Provided data:
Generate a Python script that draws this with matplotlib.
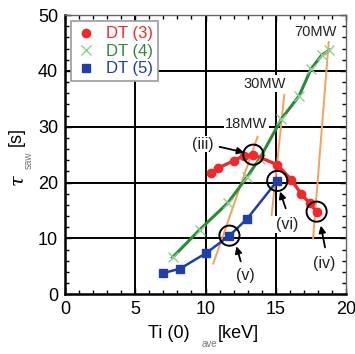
import matplotlib
matplotlib.use("Agg")
import matplotlib.pyplot as plt
from matplotlib.ticker import MultipleLocator
import matplotlib.font_manager as fm

names = {f.name for f in fm.fontManager.ttflist}
fam = ['Liberation Sans Narrow', 'DejaVu Sans'] if 'Liberation Sans Narrow' in names else ['Liberation Sans', 'DejaVu Sans']
plt.rcParams['font.family'] = fam

# Data
dt3_x = [10.4, 10.9, 12.0, 12.7, 13.4, 15.1, 16.1, 16.8, 17.4, 17.9]
dt3_y = [21.8, 22.6, 23.9, 24.8, 25.0, 23.2, 20.5, 18.0, 16.3, 14.8]
dt4_x = [7.65, 9.6, 11.6, 12.95, 13.85, 15.4, 16.65, 17.5, 18.25, 18.8]
dt4_y = [6.6, 11.6, 16.4, 21.0, 24.3, 31.4, 35.5, 40.3, 42.8, 43.7]
dt5_x = [7.0, 8.2, 10.05, 11.7, 12.95, 15.1]
dt5_y = [3.8, 4.6, 7.4, 10.5, 13.5, 20.3]

power_labels = ['18MW', '30MW', '70MW']
power_x = [(10.55, 13.7), (14.7, 15.6), (17.65, 18.8)]
power_y = [(5.5, 28.2), (14.2, 35.7), (10.0, 46.4)]
power_label_xy = [(12.9, 30.4), (14.2, 37.7), (17.8, 46.9)]

circ_labels = ['(iii)', '(vi)', '(iv)', '(v)']
circ_x = [13.4, 15.1, 17.9, 11.7]
circ_y = [25.0, 20.3, 14.8, 10.5]
circ_text_xy = [(9.8, 26.9), (15.8, 12.5), (18.45, 5.6), (12.8, 3.3)]
circ_arrow_tail = [(11.0, 26.4), (15.7, 15.4), (18.5, 8.4), (12.5, 5.9)]
circ_arrow_tip = [(12.75, 25.4), (15.3, 18.4), (18.2, 12.3), (12.2, 8.6)]

fig = plt.figure(figsize=(3.55, 3.54), dpi=100)
ax = fig.add_axes([0.183, 0.1686, 0.792, 0.789])

red = '#ee2a2a'
green_line = '#2a8a3a'
green_mk = '#8fcf8f'
blue = '#1f3fa6'
orange = '#f5a060'

ax.set_xlim(0, 20)
ax.set_ylim(0, 50)
for v in [5, 10, 15]:
    ax.axvline(v, color='black', lw=1.4, zorder=1)
for v in [10, 20, 30, 40]:
    ax.axhline(v, color='black', lw=1.4, zorder=1)

for (xs, ys) in zip(power_x, power_y):
    ax.plot(xs, ys, color=orange, lw=1.4, zorder=3)
for lab, (tx, ty) in zip(power_labels, power_label_xy):
    ax.text(tx, ty, lab, ha='center', va='center', fontsize=10.5, color='#222222',
            bbox=dict(facecolor='white', edgecolor='none', pad=1.0), zorder=4)

ax.plot(dt4_x, dt4_y, color=green_line, lw=2.2, zorder=5)
ax.plot(dt4_x, dt4_y, ls='none', marker='x', ms=7, mew=1.0, color=green_mk, zorder=6, label='DT (4)')
ax.plot(dt3_x, dt3_y, color=red, lw=2.4, marker='o', ms=6, zorder=7, label='DT (3)')
ax.plot(dt5_x, dt5_y, color=blue, lw=1.8, marker='s', ms=6, zorder=7, label='DT (5)')

ax.scatter(circ_x, circ_y, s=210, facecolors='none', edgecolors='black', linewidths=1.4, zorder=8)
for lab, txy, tail, tip in zip(circ_labels, circ_text_xy, circ_arrow_tail, circ_arrow_tip):
    ax.text(txy[0], txy[1], lab, ha='center', va='center', fontsize=11.5, color='#222222', zorder=9,
            bbox=dict(facecolor='white', edgecolor='none', pad=0.5))
    ax.annotate('', xy=tip, xytext=tail,
                arrowprops=dict(arrowstyle='-|>', color='black', lw=1.3, mutation_scale=10,
                                shrinkA=0, shrinkB=0), zorder=9)

h, l = ax.get_legend_handles_labels()
order = [l.index('DT (3)'), l.index('DT (4)'), l.index('DT (5)')]
leg = ax.legend([h[i] for i in order], [l[i] for i in order], loc='upper left',
                bbox_to_anchor=(0.005, 0.995), fontsize=12, frameon=True, fancybox=False,
                edgecolor='#999999', framealpha=1, handlelength=1.2, handletextpad=0.6,
                borderpad=0.3, labelspacing=0.15, borderaxespad=0.3)
leg.get_frame().set_linewidth(1.2)
for t, c in zip(leg.get_texts(), [red, green_line, blue]):
    t.set_color(c)
for lh in leg.legend_handles:
    lh.set_linestyle('none')
leg.set_zorder(10)

ax.xaxis.set_major_locator(MultipleLocator(5))
ax.xaxis.set_minor_locator(MultipleLocator(1))
ax.yaxis.set_major_locator(MultipleLocator(10))
ax.yaxis.set_minor_locator(MultipleLocator(2))
ax.tick_params(which='both', direction='in', top=True, right=True, width=1.0)
ax.tick_params(which='major', length=4, labelsize=13, pad=5)
ax.tick_params(which='minor', length=3)
for s in ax.spines.values():
    s.set_linewidth(1.0)
ax.spines['left'].set_linewidth(1.8)
ax.spines['bottom'].set_linewidth(1.8)
ax.spines['top'].set_color('#666666')
ax.spines['right'].set_color('#666666')

# axis labels
fig.text(148 / 355, 1 - 333 / 354, 'Ti (0)', ha='left', va='center', fontsize=13)
fig.text(202 / 355, 1 - 344 / 354, 'ave', ha='left', va='center', fontsize=7, color='#777777')
fig.text(218 / 355, 1 - 333 / 354, '[keV]', ha='left', va='center', fontsize=13)
fig.text(17 / 355, 1 - 180 / 354, 'τ', ha='center', va='center', fontsize=14, rotation=90,
         family=['DejaVu Serif'], style='italic')
fig.text(29 / 355, 1 - 160 / 354, 'saw', ha='center', va='center', fontsize=7, rotation=90, color='#777777')
fig.text(16 / 355, 1 - 136 / 354, '[s]', ha='center', va='center', fontsize=13, rotation=90)

fig.savefig('out.png', dpi=100)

Task brief:
Restate the entire listing word for word, excluding pictures.

Correct result:
Generate a Python script that draws this with matplotlib.
import matplotlib
matplotlib.use("Agg")
import matplotlib.pyplot as plt
from matplotlib.ticker import MultipleLocator
import matplotlib.font_manager as fm

names = {f.name for f in fm.fontManager.ttflist}
fam = ['Liberation Sans Narrow', 'DejaVu Sans'] if 'Liberation Sans Narrow' in names else ['Liberation Sans', 'DejaVu Sans']
plt.rcParams['font.family'] = fam

# Data
dt3_x = [10.4, 10.9, 12.0, 12.7, 13.4, 15.1, 16.1, 16.8, 17.4, 17.9]
dt3_y = [21.8, 22.6, 23.9, 24.8, 25.0, 23.2, 20.5, 18.0, 16.3, 14.8]
dt4_x = [7.65, 9.6, 11.6, 12.95, 13.85, 15.4, 16.65, 17.5, 18.25, 18.8]
dt4_y = [6.6, 11.6, 16.4, 21.0, 24.3, 31.4, 35.5, 40.3, 42.8, 43.7]
dt5_x = [7.0, 8.2, 10.05, 11.7, 12.95, 15.1]
dt5_y = [3.8, 4.6, 7.4, 10.5, 13.5, 20.3]

power_labels = ['18MW', '30MW', '70MW']
power_x = [(10.55, 13.7), (14.7, 15.6), (17.65, 18.8)]
power_y = [(5.5, 28.2), (14.2, 35.7), (10.0, 46.4)]
power_label_xy = [(12.9, 30.4), (14.2, 37.7), (17.8, 46.9)]

circ_labels = ['(iii)', '(vi)', '(iv)', '(v)']
circ_x = [13.4, 15.1, 17.9, 11.7]
circ_y = [25.0, 20.3, 14.8, 10.5]
circ_text_xy = [(9.8, 26.9), (15.8, 12.5), (18.45, 5.6), (12.8, 3.3)]
circ_arrow_tail = [(11.0, 26.4), (15.7, 15.4), (18.5, 8.4), (12.5, 5.9)]
circ_arrow_tip = [(12.75, 25.4), (15.3, 18.4), (18.2, 12.3), (12.2, 8.6)]

fig = plt.figure(figsize=(3.55, 3.54), dpi=100)
ax = fig.add_axes([0.183, 0.1686, 0.792, 0.789])

red = '#ee2a2a'
green_line = '#2a8a3a'
green_mk = '#8fcf8f'
blue = '#1f3fa6'
orange = '#f5a060'

ax.set_xlim(0, 20)
ax.set_ylim(0, 50)
for v in [5, 10, 15]:
    ax.axvline(v, color='black', lw=1.4, zorder=1)
for v in [10, 20, 30, 40]:
    ax.axhline(v, color='black', lw=1.4, zorder=1)

for (xs, ys) in zip(power_x, power_y):
    ax.plot(xs, ys, color=orange, lw=1.4, zorder=3)
for lab, (tx, ty) in zip(power_labels, power_label_xy):
    ax.text(tx, ty, lab, ha='center', va='center', fontsize=10.5, color='#222222',
            bbox=dict(facecolor='white', edgecolor='none', pad=1.0), zorder=4)

ax.plot(dt4_x, dt4_y, color=green_line, lw=2.2, zorder=5)
ax.plot(dt4_x, dt4_y, ls='none', marker='x', ms=7, mew=1.0, color=green_mk, zorder=6, label='DT (4)')
ax.plot(dt3_x, dt3_y, color=red, lw=2.4, marker='o', ms=6, zorder=7, label='DT (3)')
ax.plot(dt5_x, dt5_y, color=blue, lw=1.8, marker='s', ms=6, zorder=7, label='DT (5)')

ax.scatter(circ_x, circ_y, s=210, facecolors='none', edgecolors='black', linewidths=1.4, zorder=8)
for lab, txy, tail, tip in zip(circ_labels, circ_text_xy, circ_arrow_tail, circ_arrow_tip):
    ax.text(txy[0], txy[1], lab, ha='center', va='center', fontsize=11.5, color='#222222', zorder=9,
            bbox=dict(facecolor='white', edgecolor='none', pad=0.5))
    ax.annotate('', xy=tip, xytext=tail,
                arrowprops=dict(arrowstyle='-|>', color='black', lw=1.3, mutation_scale=10,
                                shrinkA=0, shrinkB=0), zorder=9)

h, l = ax.get_legend_handles_labels()
order = [l.index('DT (3)'), l.index('DT (4)'), l.index('DT (5)')]
leg = ax.legend([h[i] for i in order], [l[i] for i in order], loc='upper left',
                bbox_to_anchor=(0.005, 0.995), fontsize=12, frameon=True, fancybox=False,
                edgecolor='#999999', framealpha=1, handlelength=1.2, handletextpad=0.6,
                borderpad=0.3, labelspacing=0.15, borderaxespad=0.3)
leg.get_frame().set_linewidth(1.2)
for t, c in zip(leg.get_texts(), [red, green_line, blue]):
    t.set_color(c)
for lh in leg.legend_handles:
    lh.set_linestyle('none')
leg.set_zorder(10)

ax.xaxis.set_major_locator(MultipleLocator(5))
ax.xaxis.set_minor_locator(MultipleLocator(1))
ax.yaxis.set_major_locator(MultipleLocator(10))
ax.yaxis.set_minor_locator(MultipleLocator(2))
ax.tick_params(which='both', direction='in', top=True, right=True, width=1.0)
ax.tick_params(which='major', length=4, labelsize=13, pad=5)
ax.tick_params(which='minor', length=3)
for s in ax.spines.values():
    s.set_linewidth(1.0)
ax.spines['left'].set_linewidth(1.8)
ax.spines['bottom'].set_linewidth(1.8)
ax.spines['top'].set_color('#666666')
ax.spines['right'].set_color('#666666')

# axis labels
fig.text(148 / 355, 1 - 333 / 354, 'Ti (0)', ha='left', va='center', fontsize=13)
fig.text(202 / 355, 1 - 344 / 354, 'ave', ha='left', va='center', fontsize=7, color='#777777')
fig.text(218 / 355, 1 - 333 / 354, '[keV]', ha='left', va='center', fontsize=13)
fig.text(17 / 355, 1 - 180 / 354, 'τ', ha='center', va='center', fontsize=14, rotation=90,
         family=['DejaVu Serif'], style='italic')
fig.text(29 / 355, 1 - 160 / 354, 'saw', ha='center', va='center', fontsize=7, rotation=90, color='#777777')
fig.text(16 / 355, 1 - 136 / 354, '[s]', ha='center', va='center', fontsize=13, rotation=90)

fig.savefig('out.png', dpi=100)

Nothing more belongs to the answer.